Problem statement. Gather each line containing the string "Python" from these entries.

──────────────────────────────

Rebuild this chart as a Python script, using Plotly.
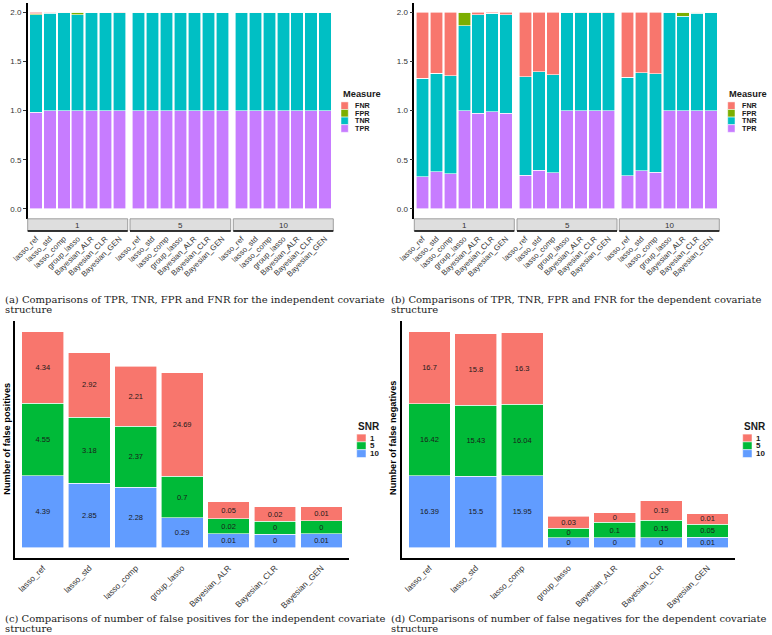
import numpy as np
import plotly.graph_objects as go

W, H = 772, 635


def px(x):
    return x / W


def py(y):
    return 1 - y / H


# ---------------- data ----------------
methods = ["lasso_ref", "lasso_std", "lasso_comp", "group_lasso",
           "Bayesian_ALR", "Bayesian_CLR", "Bayesian_GEN"]
snr_levels = ["1", "5", "10"]
measures = ["TPR", "TNR", "FPR", "FNR"]          # stacking order, bottom -> top
legend_measures = ["FNR", "FPR", "TNR", "TPR"]

# independent covariate structure (SNR 1 | SNR 5 | SNR 10), 7 methods each
ind_TPR = [0.985, 0.997, 1.0, 1.0, 1.0, 1.0, 0.997,
           1.0, 1.0, 1.0, 1.0, 1.0, 1.0, 1.0,
           1.0, 1.0, 1.0, 1.0, 1.0, 1.0, 1.0]
ind_TNR = [0.99, 0.995, 0.995, 0.973, 1.0, 1.0, 1.0,
           0.996, 0.996, 0.996, 1.0, 1.0, 1.0, 1.0,
           0.996, 0.996, 0.996, 1.0, 1.0, 1.0, 1.0]
ind_FPR = [0.01, 0.005, 0.005, 0.027, 0.0, 0.0, 0.0,
           0.004, 0.004, 0.004, 0.0, 0.0, 0.0, 0.0,
           0.004, 0.004, 0.004, 0.0, 0.0, 0.0, 0.0]
ind_FNR = [0.015, 0.003, 0.0, 0.0, 0.0, 0.0, 0.003,
           0.0, 0.0, 0.0, 0.0, 0.0, 0.0, 0.0,
           0.0, 0.0, 0.0, 0.0, 0.0, 0.0, 0.0]

# dependent covariate structure
dep_TPR = [0.33, 0.378, 0.357, 1.0, 0.973, 0.99, 0.976,
           0.345, 0.395, 0.367, 1.0, 0.997, 0.997, 0.997,
           0.34, 0.388, 0.375, 1.0, 1.0, 1.0, 1.0]
dep_TNR = [1.0, 1.0, 1.0, 0.865, 1.0, 1.0, 1.0,
           1.0, 1.0, 1.0, 1.0, 1.0, 1.0, 1.0,
           1.0, 1.0, 1.0, 1.0, 0.96, 0.99, 1.0]
dep_FPR = [0.0, 0.0, 0.0, 0.135, 0.0, 0.0, 0.0,
           0.0, 0.0, 0.0, 0.0, 0.0, 0.0, 0.0,
           0.0, 0.0, 0.0, 0.0, 0.04, 0.01, 0.0]
dep_FNR = [0.67, 0.622, 0.643, 0.0, 0.027, 0.01, 0.024,
           0.655, 0.605, 0.633, 0.0, 0.003, 0.003, 0.003,
           0.66, 0.612, 0.625, 0.0, 0.0, 0.0, 0.0]

# number of false positives (independent) per SNR
fp_snr1 = [4.34, 2.92, 2.21, 24.69, 0.05, 0.02, 0.01]
fp_snr5 = [4.55, 3.18, 2.37, 0.7, 0.02, 0, 0]
fp_snr10 = [4.39, 2.85, 2.28, 0.29, 0.01, 0, 0.01]

# number of false negatives (dependent) per SNR
fn_snr1 = [16.7, 15.8, 16.3, 0.03, 0, 0.19, 0.01]
fn_snr5 = [16.42, 15.43, 16.04, 0, 0.1, 0.15, 0.05]
fn_snr10 = [16.39, 15.5, 15.95, 0, 0, 0, 0.01]

captions = {
    "a": "(a) Comparisons of TPR, TNR, FPR and FNR for the independent covariate",
    "b": "(b) Comparisons of TPR, TNR, FPR and FNR for the dependent covariate",
    "c": "(c) Comparisons of number of false positives for the independent covariate",
    "d": "(d) Comparisons of number of false negatives for the dependent covariate",
}

# ---------------- styles ----------------
measure_colors = {"TPR": "#C77CFF", "TNR": "#00BFC4", "FPR": "#7CAE00", "FNR": "#F8766D"}
snr_colors = {"1": "#F8766D", "5": "#00BA38", "10": "#619CFF"}
SANS = "Liberation Sans, Arial, sans-serif"
SERIF = "DejaVu Serif, serif"
TXT = "#1a1a1a"
TICK = "#333333"


def pseudo_log(v):
    """Segment height on the pseudo-log value scale used by panels (c) and (d)."""
    return float(np.log(10 * v + 2))


fig = go.Figure()

# ---------------- top panels ----------------
top_data = {
    "ind": {"TPR": ind_TPR, "TNR": ind_TNR, "FPR": ind_FPR, "FNR": ind_FNR},
    "dep": {"TPR": dep_TPR, "TNR": dep_TNR, "FPR": dep_FPR, "FNR": dep_FNR},
}
top_axes = {"ind": (["x", "x2", "x3"], "y"), "dep": (["x4", "x5", "x6"], "y2")}

for key in ["ind", "dep"]:
    xs, ya = top_axes[key]
    for f, snr in enumerate(snr_levels):
        for m in measures:
            vals = top_data[key][m][f * 7:(f + 1) * 7]
            fig.add_trace(go.Bar(
                x=methods, y=vals, name=m, width=0.9,
                marker=dict(color=measure_colors[m], line=dict(color="white", width=0.6)),
                xaxis=xs[f], yaxis=ya, showlegend=False,
            ))

# ---------------- bottom panels ----------------
bottom_sets = [
    ("x7", "y3", {"1": fp_snr1, "5": fp_snr5, "10": fp_snr10}),
    ("x8", "y4", {"1": fn_snr1, "5": fn_snr5, "10": fn_snr10}),
]
bottom_max = []
for xa, ya, d in bottom_sets:
    totals = np.zeros(len(methods))
    for snr in ["10", "5", "1"]:
        h = [pseudo_log(v) for v in d[snr]]
        totals += np.array(h)
        fig.add_trace(go.Bar(
            x=methods, y=h, name=snr, width=0.9,
            text=[f"{v:g}" for v in d[snr]],
            textposition="inside", insidetextanchor="middle", textangle=0,
            textfont=dict(family=SANS, size=7.5, color=TXT),
            marker=dict(color=snr_colors[snr], line=dict(color="white", width=0.6)),
            xaxis=xa, yaxis=ya, showlegend=False,
        ))
    bottom_max.append(totals.max())

# ---------------- axes ----------------
top_y_dom = [py(218.8), py(2.5)]
bot_y_dom = [py(558.3), py(320.7)]
top_facets = {
    "xaxis": (27.7, 127.7), "xaxis2": (130.0, 230.7), "xaxis3": (233.3, 333.3),
    "xaxis4": (414.3, 514.3), "xaxis5": (517.0, 617.0), "xaxis6": (619.3, 719.3),
}
layout = {}
for name, (a, b) in top_facets.items():
    layout[name] = dict(
        domain=[px(a), px(b)], anchor="y" if name in ("xaxis", "xaxis2", "xaxis3") else "y2",
        range=[-0.6, 6.6], type="category", categoryorder="array", categoryarray=methods,
        tickangle=-45, tickfont=dict(family=SANS, size=7.8, color=TICK),
        ticks="", ticklabelstandoff=13, showline=False, showgrid=False, zeroline=False,
        automargin=False,
    )
for name, anchor in [("yaxis", "x"), ("yaxis2", "x4")]:
    layout[name] = dict(
        domain=top_y_dom, anchor=anchor, range=[-0.1, 2.1],
        tickvals=[0, 0.5, 1, 1.5, 2], ticktext=["0.0", "0.5", "1.0", "1.5", "2.0"],
        tickfont=dict(family=SANS, size=8, color=TICK),
        ticks="outside", ticklen=3, tickcolor="#333", tickwidth=1,
        showline=True, linecolor="black", linewidth=1.5,
        showgrid=False, zeroline=False, automargin=False,
    )
for name, (a, b), anchor in [("xaxis7", (15.0, 349.3), "y3"), ("xaxis8", (401.7, 735.3), "y4")]:
    layout[name] = dict(
        domain=[px(a), px(b)], anchor=anchor, range=[-0.6, 6.6], type="category",
        categoryorder="array", categoryarray=methods,
        tickangle=-45, tickfont=dict(family=SANS, size=8.3, color=TICK),
        ticks="", showline=True, linecolor="black", linewidth=1.5,
        showgrid=False, zeroline=False, automargin=False,
    )
for i, (name, anchor) in enumerate([("yaxis3", "x7"), ("yaxis4", "x8")]):
    M = bottom_max[i]
    layout[name] = dict(
        domain=bot_y_dom, anchor=anchor, range=[-0.05 * M, 1.05 * M],
        showticklabels=False, ticks="", showline=True, linecolor="black", linewidth=1.5,
        showgrid=False, zeroline=False, automargin=False,
    )

shapes = []
annotations = []

# facet strips
for name in top_facets:
    ref = "x" + (name[5:] if len(name) > 5 else "") + " domain"
    shapes.append(dict(type="rect", xref=ref, yref="paper", x0=0, x1=1,
                       y0=py(231.0), y1=py(218.8), fillcolor="#dedede",
                       line=dict(color="#8a8a8a", width=0.8), layer="above"))
    shapes.append(dict(type="line", xref=ref, yref="paper", x0=0, x1=1,
                       y0=py(231.0), y1=py(231.0), line=dict(color="black", width=1.6)))
for name, lab in zip(top_facets, snr_levels * 2):
    ref = "x" + (name[5:] if len(name) > 5 else "") + " domain"
    annotations.append(dict(xref=ref, yref="paper", x=0.5, y=py(225), text=lab,
                            showarrow=False, font=dict(family=SANS, size=8, color=TICK),
                            xanchor="center", yanchor="middle"))


# manual legends
def add_legend(title, title_size, x_key, key_w, y_title, centers, key_h, labels, colors, lab_x, lab_size):
    annotations.append(dict(xref="paper", yref="paper", x=px(x_key - 0.5), y=py(y_title),
                            text=f"<b>{title}</b>", showarrow=False, xanchor="left", yanchor="middle",
                            font=dict(family=SANS, size=title_size, color=TXT)))
    for c, lab, col in zip(centers, labels, colors):
        shapes.append(dict(type="rect", xref="paper", yref="paper",
                           x0=px(x_key), x1=px(x_key + key_w),
                           y0=py(c + key_h / 2), y1=py(c - key_h / 2),
                           fillcolor=col, line=dict(color="white", width=0.5)))
        annotations.append(dict(xref="paper", yref="paper", x=px(lab_x), y=py(c),
                                text=f"<b>{lab}</b>", showarrow=False, xanchor="left", yanchor="middle",
                                font=dict(family=SANS, size=lab_size, color=TXT)))


for x0 in (341.0, 727.7):
    add_legend("Measure", 9.3, x0, 7.3, 93.7, [105.7, 113.3, 120.9, 128.5], 7.6,
               legend_measures, [measure_colors[m] for m in legend_measures], x0 + 12.3, 7.2)
for x0 in (356.7, 742.7):
    add_legend("SNR", 10, x0, 9.3, 426.0, [438.0, 445.8, 453.6], 7.8,
               snr_levels, [snr_colors[s] for s in snr_levels], x0 + 11.6, 8.0)

# y-axis titles of bottom panels
annotations.append(dict(xref="paper", yref="paper", x=px(6.7), y=py(439), textangle=-90,
                        xanchor="center", yanchor="middle",
                        text="<b>Number of false positives</b>", showarrow=False,
                        font=dict(family=SANS, size=9.2, color="black")))
annotations.append(dict(xref="paper", yref="paper", x=px(393), y=py(438), textangle=-90,
                        xanchor="center", yanchor="middle",
                        text="<b>Number of false negatives</b>", showarrow=False,
                        font=dict(family=SANS, size=9.2, color="black")))

# captions
for key, x0, y1 in [("a", 3, 299), ("b", 389.3, 299), ("c", 3, 618.3), ("d", 389.3, 618.3)]:
    annotations.append(dict(xref="paper", yref="paper", x=px(x0), y=py(y1), text=captions[key],
                            showarrow=False, xanchor="left", yanchor="middle",
                            font=dict(family=SERIF, size=10, color="#222")))
    annotations.append(dict(xref="paper", yref="paper", x=px(x0), y=py(y1 + 10.3), text="structure",
                            showarrow=False, xanchor="left", yanchor="middle",
                            font=dict(family=SERIF, size=10, color="#222")))

fig.update_layout(
    template="none",
    width=W, height=H, margin=dict(l=0, r=0, t=0, b=0, autoexpand=False),
    paper_bgcolor="white", plot_bgcolor="white",
    barmode="stack", bargap=0.1,
    uniformtext=dict(minsize=7.5, mode="show"),
    shapes=shapes, annotations=annotations, showlegend=False,
    **layout,
)

fig.write_html(
    "out.html",
    config={"displayModeBar": False},
    post_script="document.body.style.margin='0';document.body.style.padding='0';",
)
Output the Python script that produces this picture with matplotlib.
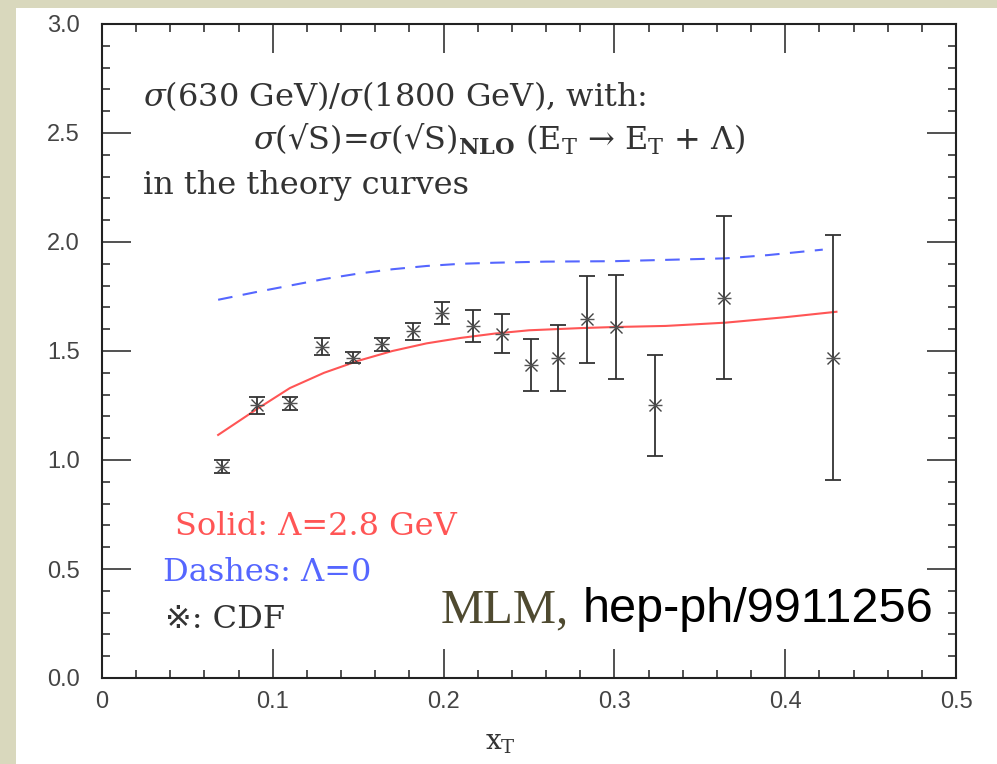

──────────────────────────────

Answer.
Rebuild this chart as a Python script, using Plotly.
Output the Python script that produces this picture with matplotlib.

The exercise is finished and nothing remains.